For the last test, let’s run a full deploy. By this point, we’ve tested our configuration, and the various parts of a deploy: pushing the code out, restarting the application layer, and so forth. So theoretically, nothing should go wrong! Here we go:

$ cap deploy

It should work! If it doesn’t, hunt down the errors and fix them, running “cap deploy” until it finally works. Once it does, subsequent deploys should “just work” as well.

And once that works, you’re ready for the next tutorial, which will cover slightly more advanced topics. You’ll learn about rolling back bad deploys, cleaning up old deployments, seeing what changes will be deployed, and more.

About deploy:cold

“Hold on a minute,” you say. “I was reading this other blog and they just used cap deploy:cold to do all this stuff.”
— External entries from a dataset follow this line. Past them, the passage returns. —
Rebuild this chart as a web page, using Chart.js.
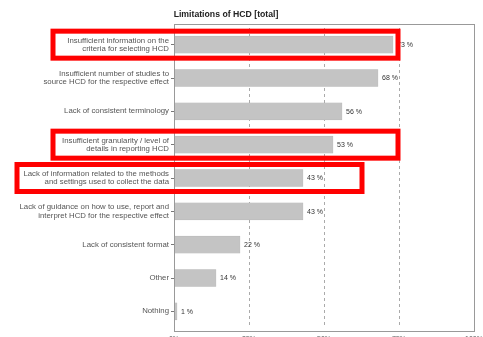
<!DOCTYPE html>
<html lang="en">
<head>
    <meta charset="UTF-8">
    <script src="https://cdn.jsdelivr.net/npm/chart.js"></script>
    <title>Limitations of HCD</title>
    <style>
        body { margin: 0; overflow: hidden; background: #fff; }
        #wrap { position: absolute; left: 0; top: 0; width: 483px; height: 350px; }
    </style>
</head>
<body>
    <div id="wrap"><canvas id="chart"></canvas></div>

    <script>
        // data
        const categories = [
            ['Insufficient information on the', 'criteria for selecting HCD'],
            ['Insufficient number of studies to', 'source HCD for the respective effect'],
            'Lack of consistent terminology',
            ['Insufficient granularity / level of', 'details in reporting HCD'],
            ['Lack of information related to the methods', 'and settings used to collect the data'],
            ['Lack of guidance on how to use, report and', 'interpret HCD for the respective effect'],
            'Lack of consistent format',
            'Other',
            'Nothing'
        ];
        const percentages = [73, 68, 56, 53, 43, 43, 22, 14, 1];
        const xTicks = [0, 25, 50, 75, 100];
        const highlighted = [0, 3, 4];

        const font = "'Liberation Sans', Arial, sans-serif";

        // title, frame, value labels and the red highlight boxes
        const extras = {
            id: 'extras',
            afterDatasetsDraw(chart) {
                const ctx = chart.ctx;
                const a = chart.chartArea;
                ctx.save();
                ctx.strokeStyle = '#999';
                ctx.lineWidth = 1;
                ctx.strokeRect(a.left + 0.5, a.top - 3.5, a.right - a.left, a.bottom - a.top + 7);

                ctx.fillStyle = '#333';
                ctx.font = '7px ' + font;
                ctx.textBaseline = 'middle';
                chart.getDatasetMeta(0).data.forEach((bar, i) => {
                    ctx.fillText(percentages[i] + ' %', bar.x + 4, bar.y + 0.5);
                });

                ctx.fillStyle = '#222';
                ctx.font = 'bold 8.7px ' + font;
                ctx.textAlign = 'center';
                ctx.fillText('Limitations of HCD [total]', 226, 15);
                ctx.restore();
            },
            afterDraw(chart) {
                const ctx = chart.ctx;
                const y = chart.scales.y;
                const boxX = { 0: [53, 398], 3: [53, 398], 4: [17, 362] };
                ctx.save();
                ctx.strokeStyle = '#ff0000';
                ctx.lineWidth = 5;
                highlighted.forEach(i => {
                    const c = y.getPixelForValue(i);
                    const [l, r] = boxX[i];
                    ctx.strokeRect(l, c - 13.5, r - l, 27);
                });
                ctx.restore();
            }
        };

        new Chart(document.getElementById('chart'), {
            type: 'bar',
            data: {
                labels: categories,
                datasets: [{
                    data: percentages,
                    backgroundColor: '#c4c4c4',
                    borderColor: '#b0b0b0',
                    borderWidth: 0.5,
                    barThickness: 17
                }]
            },
            options: {
                indexAxis: 'y',
                responsive: true,
                maintainAspectRatio: false,
                animation: false,
                layout: { padding: { top: 28, right: 9, left: 0, bottom: 0 } },
                plugins: {
                    legend: { display: false },
                    tooltip: { enabled: false }
                },
                scales: {
                    x: {
                        min: 0,
                        max: 100,
                        afterBuildTicks: s => { s.ticks = xTicks.map(v => ({ value: v })); },
                        afterFit: s => { s.height = 22; s.paddingLeft = 0; s.paddingRight = 0; },
                        grid: { color: '#aaa', drawTicks: false },
                        border: { display: false, dash: [3, 3] },
                        ticks: {
                            padding: 7,
                            color: '#555',
                            font: { family: font, size: 7 },
                            callback: v => v + '%'
                        }
                    },
                    y: {
                        afterFit: s => { s.width = 174; },
                        grid: { drawOnChartArea: false, offset: false, tickLength: 3, color: '#777' },
                        border: { display: true, color: '#999' },
                        ticks: {
                            padding: 2,
                            color: '#555',
                            font: { family: font, size: 7.8, lineHeight: 1.05 }
                        }
                    }
                }
            },
            plugins: [extras]
        });
    </script>
</body>
</html>
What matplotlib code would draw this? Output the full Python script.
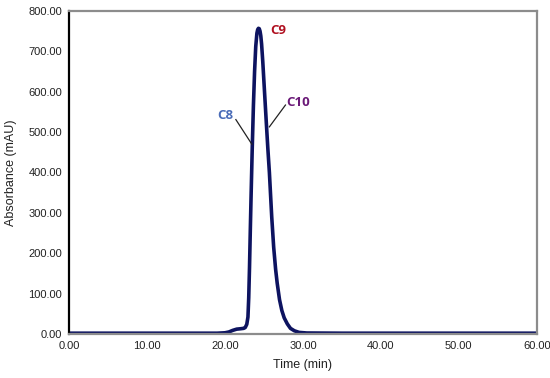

First of all, deploy:cold was a bad idea. It attempted to do what I have described in this tutorial, but without enough opinions, and without enough options for configuration. I’ve come to the conclusion that setting up a new app on a new machine is not something that can be generically automated. Individual set ups on specific OS’s might be possible (consider Mike Bailey’s Deprec recipes for setting up Ubuntu servers), but to try for a general solution to setting up any arbitrary Rails application…that would be called a “fool’s errand”, in my book.

So, the bad news, setting up a new application isn’t turn-key. At least not with Capistrano. The good news is that Capistrano can make it easier than doing it all manually. The best news is that once it is set up, subsequent deployments truly are turn-key—just “cap deploy” and you’re all set.

In the end, though, “deploy:cold” remains. If you want to use it, you are certainly welcome to. There may even be certain cases where it is even reliable and useful. But in general, I discourage its use.